À la Renaissance, l’envie n’avance plus masquée comme auparavant mais elle s’apparente à la furie, à la colère qui altère le jugement, comme en témoignent les poèmes. Sa dénonciation est l’un des sujets favoris de l’époque classique, des Moralistes – pensons à La Rochefoucauld – aux dramaturges – de Molière à Marivaux. En creux, leurs maximes et personnages témoignent de l’entrée en crise de la société aristocratique et des valeurs qu’elle charrie. Avec les Lumières, les philosophes condamnent une « passion intéressée » à l’heure de la prise de conscience de l’universalité de l’homme. A contrario, Bernard de Mandeville, dans sa fameuse Fable des abeilles, conçoit l’envie comme la « source de l’abondance et de la prospérité », soit une passion « utile » puisqu’elle entraîne l’émulation entre les membres d’une société. Les Libertins – Choderlos de Laclos, Casanova et Sade – questionnent l’envie perçue, respectivement, comme source d’éveil de la conscience et de sensualité ou menant à jouir sans entrave.

 

Troubles dans la démocratie et la société de consommation

C’est surtout avec l’avènement de la démocratie que l’envie s’exacerbe au sein des citoyens. André Rauch assimile ainsi la « passion d’égalité », décrite avec justesse par Alexis de Tocqueville, à une nouvelle forme d’envie, bien saisie par des romanciers de l’époque, à l’image d’un Balzac qui écrit : « En proclamant l’égalité de tous, on a promulgué la déclaration des droits de l’Envie. » De son côté, la psychologie naissante fait de l’envie une manifestation de la destruction, dont l’origine remonterait à l’enfance. Au XIXe siècle, à l’époque des nationalismes, l’envie se mue en ressentiment et infuse une rhétorique haineuse, réactionnaire et xénophobe, à l’affut des faux pas des classes dirigeantes. De Drumont à Zemmour, cette rhétorique perdure, renouvelant ses cibles, des Juifs aux immigrants.

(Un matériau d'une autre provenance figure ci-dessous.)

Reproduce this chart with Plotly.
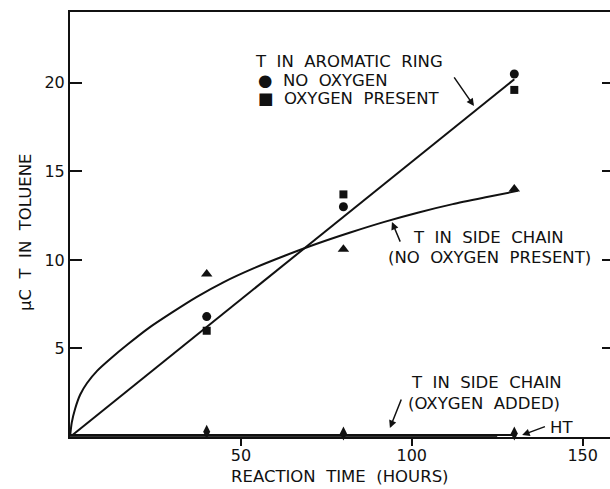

En parallèle, l’entrée dans la société de consommation conduit chacun à mesurer sa réussite à l’étalon de la marchandise, comme l’illustre bien le roman de Georges Perec Les Choses. L’envie est alors constamment suscitée par la publicité et les valeurs dominantes conduisant à une perpétuelle insatisfaction, à un contentement toujours remis au lendemain. Enfin, avec Internet, l’envie trouve de nouveaux canaux d’expression, par exemple via le phénomène du cyber-harcèlement. Comme l’écrit avec pertinence André Rauch, elle « ne relève plus du péché, ni de la morale, ni de l’incivilité, mais tombe sous le coup de la loi. » En cela, elle suit le parcours, déjà repéré par l’historien dans ses deux précédents livres, d’autres passions, qui de « faute » religieuse entrent ensuite dans l’illégalité sous leurs formes les plus extrêmes.

L’envie, une passion tourmentée s’apparente ainsi davantage à une histoire des envieux qu’à une histoire de l’envie en tant que telle – ou de ses aspects positifs, puisqu’elle signifie parfois le désir, la spontanéité, l’authenticité, ou est déplorée lorsqu’elle est absente, dans le cas de l’apathie. Inscrit dans le sillage des travaux sur l’histoire des émotions, écrit avec une plume agréable et érudite, le nouveau livre d’André Rauch propose une relecture originale d’œuvres parfois bien connues à l’aune de cette passion qui, comme le confinement et les réflexions actuelles sur les besoins essentiels en témoignent, a encore de mauvais jours devant elle.